Meski berhasil melewati ketidakpastian pandemi, Dora juga tak menampik bahwa dirinya pernah terjebak dalam fenomena Fear of Missing Out (FOMO), alias ikut-ikutan tren semata. Ia menceritakan, di suatu waktu, ia membeli sebuah saham hanya karena tergoda oleh tren yang sedang ramai. Hasilnya, keputusan tanpa riset mendalam itu berujung pada kerugian, meski jumlahnya tidak besar. Pengalaman ini justru memberinya pelajaran berharga: jangan pernah berinvestasi hanya karena ikut-ikutan. Edukasi, riset mendalam, dan pemahaman terhadap saham maupun produk investasi yang dipilih adalah kunci utama keberhasilan. Dua pengalaman kontras ini—keberhasilan melawan kepanikan pandemi dan kerugian akibat FOMO—telah membentuk filosofi investasi yang Dora pegang teguh hingga kini. Investasi bukanlah jalan pintas, melainkan menuntut pemahaman mendalam, perencanaan matang, dan kesabaran ekstra. Filosofi sederhana ini, menurutnya, sangat relevan bagi setiap investor.
Diversifikasi
Namun, di atas semua itu, ada satu prinsip yang bagi Dora tidak bisa ditawar: diversifikasi. Baginya, menaruh seluruh dana pada satu instrumen saja memiliki risiko yang sangat tinggi. Pasar saham, perlu diingat, bisa naik turun kapan saja, bahkan dalam waktu yang singkat. Oleh karena itu, diversifikasi menjadi cara paling efektif untuk menjaga keseimbangan dan melindungi aset keuangan yang dimiliki investor. “Saya selalu membagi portofolio ke beberapa instrumen. Ada yang untuk jangka pendek, ada yang untuk jangka panjang. Itu membuat saya merasa lebih tenang,” jelas Dora.

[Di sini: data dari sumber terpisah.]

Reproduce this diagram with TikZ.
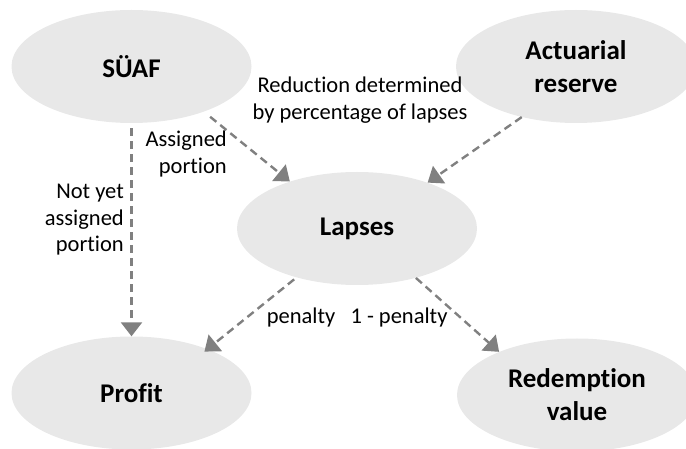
\documentclass[tikz,border=0pt]{standalone}
\usepackage{fontspec}
\setmainfont[Ligatures=NoCommon]{Carlito}
\usetikzlibrary{shapes.geometric,arrows.meta}
\definecolor{ellfill}{HTML}{E8E8E8}
\definecolor{arrgray}{HTML}{808080}
\tikzset{
  blob/.style={ellipse, fill=ellfill, draw=none, minimum width=240pt, minimum height=113pt, inner sep=0pt,
    align=center, font=\fontsize{27}{33}\selectfont\bfseries},
  lbl/.style={font=\fontsize{22.5}{26.5}\selectfont, inner sep=0pt},
  conn/.style={draw=arrgray, line width=2.4pt, dash pattern=on 8pt off 5pt,
    -{Triangle[width=21pt,length=14pt]}, arrgray}
}
\begin{document}
\begin{tikzpicture}[x=1pt,y=-1pt]
\clip (0,0) rectangle (686,449);
\node[blob] (suaf) at (131.5,66.5) {SÜAF};
\node[blob] (act) at (576,66.5) {Actuarial\\reserve};
\node[blob] (lapses) at (357,228.5) {Lapses};
\node[blob] (profit) at (131.5,393) {Profit};
\node[blob] (red) at (577,395) {Redemption\\value};

\node[lbl, align=center] (reduc) at (360,100) {Reduction determined\\by percentage of lapses};
\node[lbl, align=right, anchor=east] (assig) at (227,154) {Assigned\\portion};
\node[lbl, align=right, anchor=east] (notyet) at (124,220) {Not yet\\assigned\\portion};
\node[lbl] (pen) at (301,318) {penalty};
\node[lbl] (onepen) at (399,318) {1 - penalty};

\draw[conn, shorten <=8pt] (suaf.-32.2) -- (lapses.145.3);
\draw[conn] (act.223) -- (lapses.33.2);
\draw[conn, shorten <=5pt] (suaf.south) -- (profit.north);
\draw[conn, shorten <=3pt, shorten >=-4pt] (lapses.219.7) -- (profit.30.9);
\draw[conn] (lapses.-40.9) -- (red.151.4);
\end{tikzpicture}
\end{document}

Dora mengidentifikasi dirinya sebagai investor dengan tipe moderat. Ia membagi 50% dananya ke tabungan dan deposito, sementara sisanya tersebar di obligasi, reksadana, dan saham. Tak hanya itu, ia juga menekankan pentingnya memisahkan dana investasi dari kebutuhan hidup. Menurutnya, uang untuk investasi tidak boleh berasal dari dana darurat atau anggaran belanja sehari-hari. “Kalau menggunakan uang yang seharusnya untuk kebutuhan pokok, investasi justru akan menjadi beban. Padahal, seharusnya investasi memberi rasa aman, bukan tekanan,” tuturnya.

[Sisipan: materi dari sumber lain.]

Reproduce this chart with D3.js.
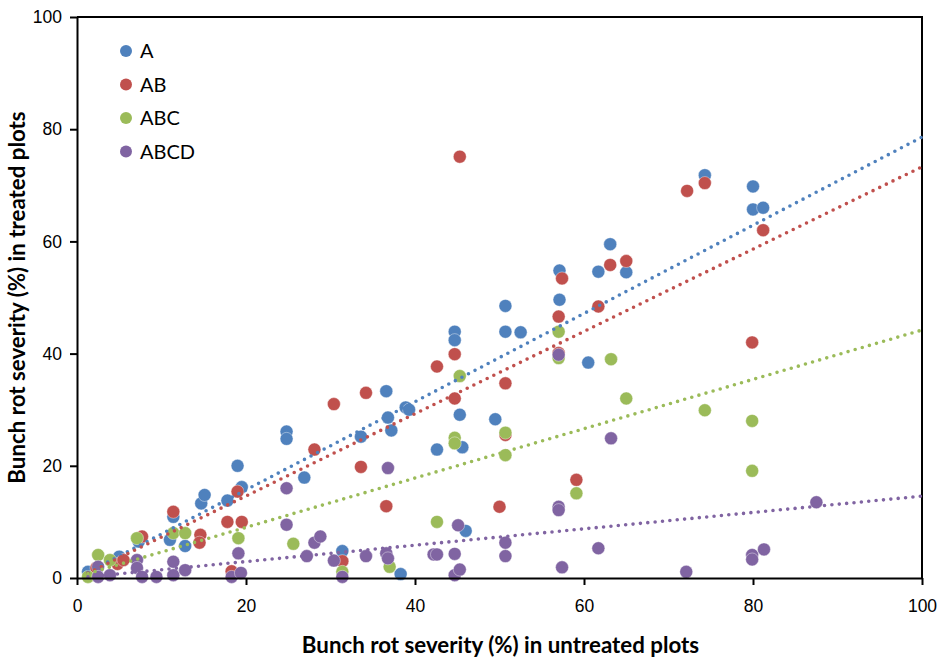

Sebagai seorang direksi di bidang ritel yang kerap bertemu dengan investor muda, Dora berpesan bagi generasi muda: investasi bukan tentang seberapa cepat mendapatkan keuntungan, tetapi seberapa konsisten menjaga langkah. “Fokuslah pada tujuan jangka panjang, pahami apa yang diinvestasikan, dan jangan mudah terpengaruh euforia pasar,” ujarnya. Ia percaya bahwa anak muda di Indonesia memiliki modal besar untuk memulai, mulai dari akses informasi hingga teknologi canggih. Tantangannya adalah bagaimana menggunakan kedua hal tersebut dengan bijak. Dora menyarankan generasi muda untuk memanfaatkan keunggulan teknologi mereka. Platform digital kini menyediakan banyak data, riset, dan informasi yang bisa diakses secara instan. “Gunakan teknologi bukan hanya untuk mengikuti tren, tetapi juga untuk memperkaya wawasan. Generasi muda punya keunggulan besar di sini,” tegasnya.

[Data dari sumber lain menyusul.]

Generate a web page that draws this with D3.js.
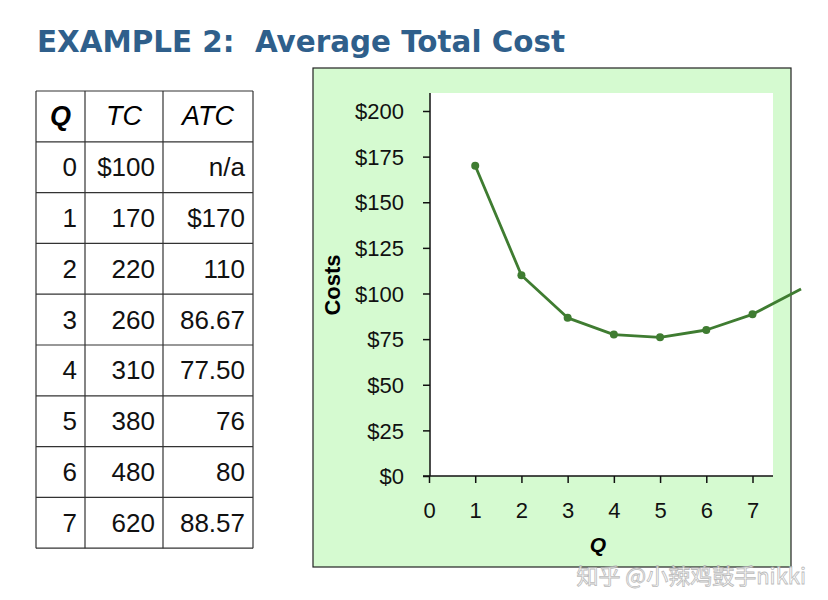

Pada akhirnya, ia percaya, kesabaran dan konsistensi akan menjadi pembeda. Generasi muda yang mampu menggabungkan semangat tinggi dengan disiplin, pengetahuan yang luas, dan pemanfaatan teknologi secara bijak, akan memiliki peluang besar untuk menikmati hasil investasi yang cemerlang di masa depan.